Het gaat om een verkennend onderzoek om te bekijken of een echt onderzoek naar de integriteit van de oud-wethouder in deze zaak zinvol is. Dat bevestigde de gemeente Staphorst vrijdag.
Het draait allemaal om recycleondernemer Albert Talen (geen familie van raadslid Talen). Hij heeft al jaren ruzie met de gemeente over een grondruil. De gemeente trok in 2012 een doodlopende weg door, maar om dat te doen had ze een perceel van Talen nodig. Er kwam een grondruil. De gemeente kreeg het stuk grond voor de weg en Talen kon een belendend perceel in gebruik nemen.

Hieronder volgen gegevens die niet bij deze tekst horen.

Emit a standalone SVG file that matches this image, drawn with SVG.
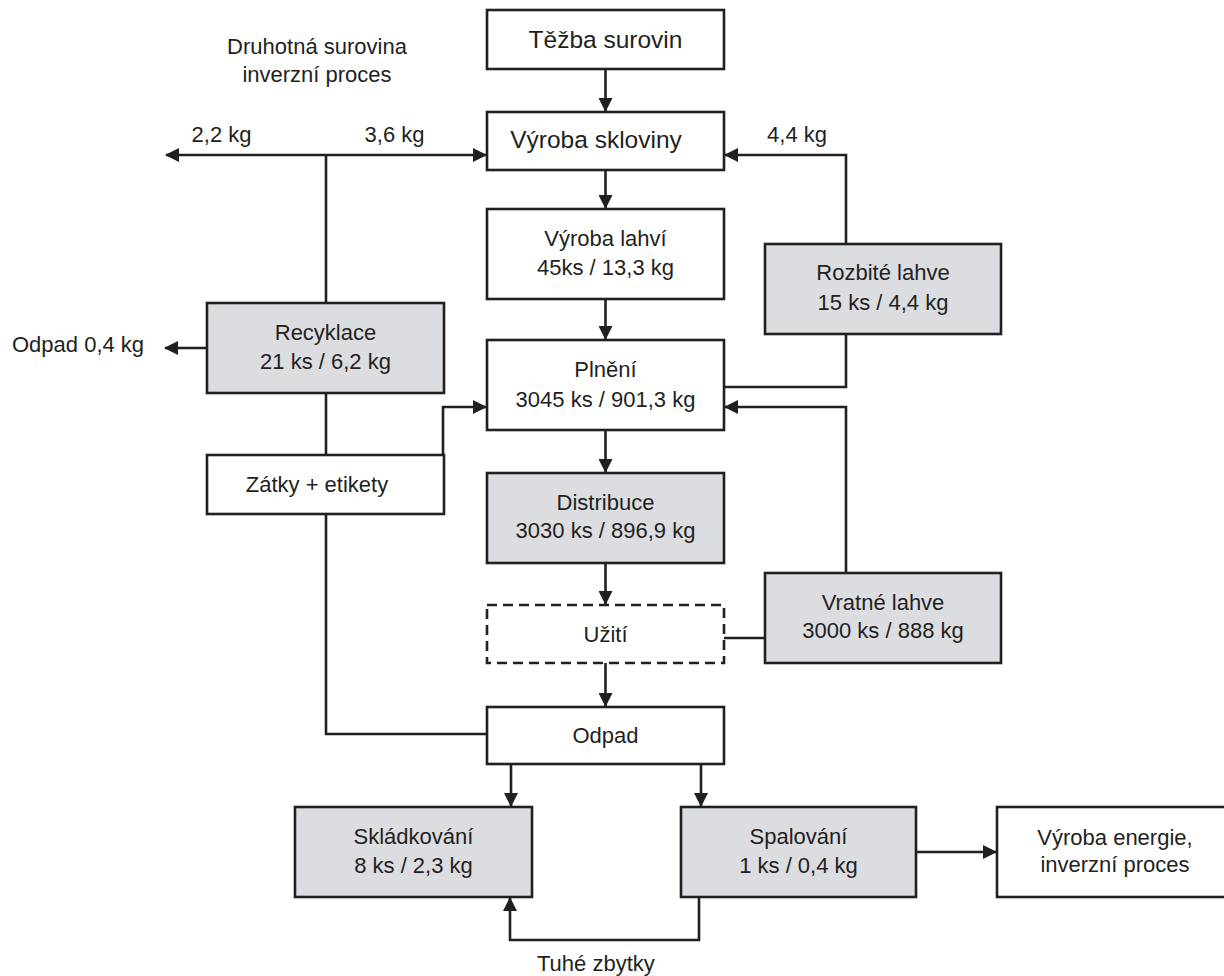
<svg xmlns="http://www.w3.org/2000/svg" width="1224" height="976" viewBox="0 0 1224 976">
<style>
  .box { fill: #ffffff; stroke: #231f20; stroke-width: 2.6; }
  .grey { fill: #dcdde0; stroke: #231f20; stroke-width: 2.6; }
  .dash { fill: #ffffff; stroke: #231f20; stroke-width: 2.6; stroke-dasharray: 10 6; }
  text { font-family: "Liberation Sans", Arial, sans-serif; font-size: 22px; fill: #231f20; text-anchor: middle; }
  .big { font-size: 24.5px; }
  .start { text-anchor: start; }
  .ln { fill: none; stroke: #231f20; stroke-width: 2.6; }
  .ar { fill: none; stroke: #231f20; stroke-width: 2.6; marker-end: url(#ah); }
</style>
<defs>
  <marker id="ah" viewBox="0 0 14 14" refX="13" refY="7" markerWidth="14" markerHeight="14" markerUnits="userSpaceOnUse" orient="auto">
    <path d="M0,0 L14,7 L0,14 Z" fill="#231f20"/>
  </marker>
</defs>

<g id="connectors">
  <line class="ar" x1="605.5" y1="69" x2="605.5" y2="111"/>
  <line class="ar" x1="605.5" y1="170" x2="605.5" y2="208"/>
  <line class="ar" x1="605.5" y1="299" x2="605.5" y2="339"/>
  <line class="ar" x1="605.5" y1="430" x2="605.5" y2="472"/>
  <line class="ar" x1="605.5" y1="563" x2="605.5" y2="604"/>
  <line class="ar" x1="605.5" y1="663" x2="605.5" y2="706"/>
  <polyline class="ar" points="846,244 846,155 725,155"/>
  <polyline class="ln" points="846,334 846,387 724,387"/>
  <polyline class="ar" points="846,573 846,407 725,407"/>
  <line class="ln" x1="724" y1="638" x2="765" y2="638"/>
  <line class="ln" x1="326" y1="303" x2="326" y2="155"/>
  <line class="ar" x1="326" y1="155" x2="166" y2="155"/>
  <line class="ar" x1="326" y1="155" x2="486" y2="155"/>
  <line class="ar" x1="207" y1="348" x2="165" y2="348"/>
  <line class="ln" x1="326" y1="393" x2="326" y2="455"/>
  <polyline class="ar" points="443,455 443,407 486,407"/>
  <polyline class="ln" points="326,514 326,734 487,734"/>
  <line class="ar" x1="511" y1="764" x2="511" y2="806"/>
  <line class="ar" x1="701" y1="764" x2="701" y2="806"/>
  <polyline class="ar" points="699,897 699,940 510,940 510,898"/>
  <line class="ar" x1="916" y1="852" x2="996" y2="852"/>
</g>

<g id="tezba">
  <rect class="box" x="487" y="10" width="237" height="59"/>
  <text class="big" x="605.5" y="48">Těžba surovin</text>
</g>
<g id="vyroba-skloviny">
  <rect class="box" x="487" y="112" width="237" height="58"/>
  <text class="big" x="596" y="148">Výroba skloviny</text>
</g>
<g id="vyroba-lahvi">
  <rect class="box" x="487" y="209" width="237" height="90"/>
  <text x="605.5" y="246">Výroba lahví</text>
  <text x="605.5" y="275">45ks / 13,3 kg</text>
</g>
<g id="plneni">
  <rect class="box" x="487" y="340" width="237" height="90"/>
  <text x="605.5" y="377">Plnění</text>
  <text x="605.5" y="407">3045 ks / 901,3 kg</text>
</g>
<g id="distribuce">
  <rect class="grey" x="487" y="473" width="237" height="90"/>
  <text x="605.5" y="510">Distribuce</text>
  <text x="605.5" y="538">3030 ks / 896,9 kg</text>
</g>
<g id="uziti">
  <rect class="dash" x="487" y="605" width="237" height="58"/>
  <text x="605.5" y="642">Užití</text>
</g>
<g id="odpad">
  <rect class="box" x="487" y="707" width="237" height="57"/>
  <text x="605.5" y="743">Odpad</text>
</g>
<g id="rozbite">
  <rect class="grey" x="765" y="244" width="236" height="90"/>
  <text x="883" y="280">Rozbité lahve</text>
  <text x="883" y="310">15 ks / 4,4 kg</text>
</g>
<g id="vratne">
  <rect class="grey" x="765" y="573" width="236" height="90"/>
  <text x="883" y="610">Vratné lahve</text>
  <text x="883" y="638">3000 ks / 888 kg</text>
</g>
<g id="recyklace">
  <rect class="grey" x="207" y="303" width="237" height="90"/>
  <text x="325.5" y="340">Recyklace</text>
  <text x="325.5" y="369">21 ks / 6,2 kg</text>
</g>
<g id="zatky">
  <rect class="box" x="207" y="455" width="237" height="59"/>
  <text x="317" y="492">Zátky + etikety</text>
</g>
<g id="skladkovani">
  <rect class="grey" x="295" y="807" width="237" height="90"/>
  <text x="413.5" y="844">Skládkování</text>
  <text x="413.5" y="873">8 ks / 2,3 kg</text>
</g>
<g id="spalovani">
  <rect class="grey" x="681" y="807" width="235" height="90"/>
  <text x="798.5" y="844">Spalování</text>
  <text x="798.5" y="873">1 ks / 0,4 kg</text>
</g>
<g id="vyroba-energie">
  <rect class="box" x="997" y="807" width="237" height="90"/>
  <text x="1115" y="845">Výroba energie,</text>
  <text x="1115" y="872">inverzní proces</text>
</g>

<g id="labels">
  <text x="317" y="54">Druhotná surovina</text>
  <text x="317" y="82">inverzní proces</text>
  <text x="221.5" y="142">2,2 kg</text>
  <text x="394.5" y="142">3,6 kg</text>
  <text x="797" y="142">4,4 kg</text>
  <text class="start" x="12" y="352">Odpad 0,4 kg</text>
  <text class="start" x="537" y="971">Tuhé zbytky</text>
</g>
</svg>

Begin 2014 liep het mis. De gemeente zou Talen helpen een provinciale vergunning te krijgen voor zijn nieuwe perceel. Dat lukte niet. Volgens Talen leverde Staphorst half werk. Hij kreeg geen provinciale vergunning en zat met een stuk grond waar hij niets mee kon, terwijl de nieuwe weg er al lag. Uit pure frustratie stortte Talen vorig jaar de weg tot drie keer toe vol met afval.
Deze week diende er een rechtszaak over het afval. Tijdens de zaak kwam de naam van oud- wethouder voor Gemeentebelangen Talen ter sprake. Hij is nu raadslid voor de nieuwe partij Liberaal Netwerk en was als wethouder in 2012 bij de onderhandelingen over de ruil betrokken.
Maar ook als raadslid hield hij zich met de zaak bezig. Zo was hij eind vorig jaar met Albert Talen op het provinciehuis te vinden om gesprekken bij te wonen over de zaak. „Als waarnemer”, zegt het raadslid desgevraagd. Dat hij Albert Talen, die een hoogoplopend conflict uitvecht met de gemeente, vergezelde bij gesprekken op het provinciehuis, leidde begin dit jaar tot grote opschudding in de gemeenteraad. Volgens raadslid Talen is het juist zijn taak om zich dit dossier goed eigen te maken.
De oud-wethouder vindt het prima dat hij onderwerp is van een onderzoek: „Er gaan geen beerputten open, want die zijn er niet.”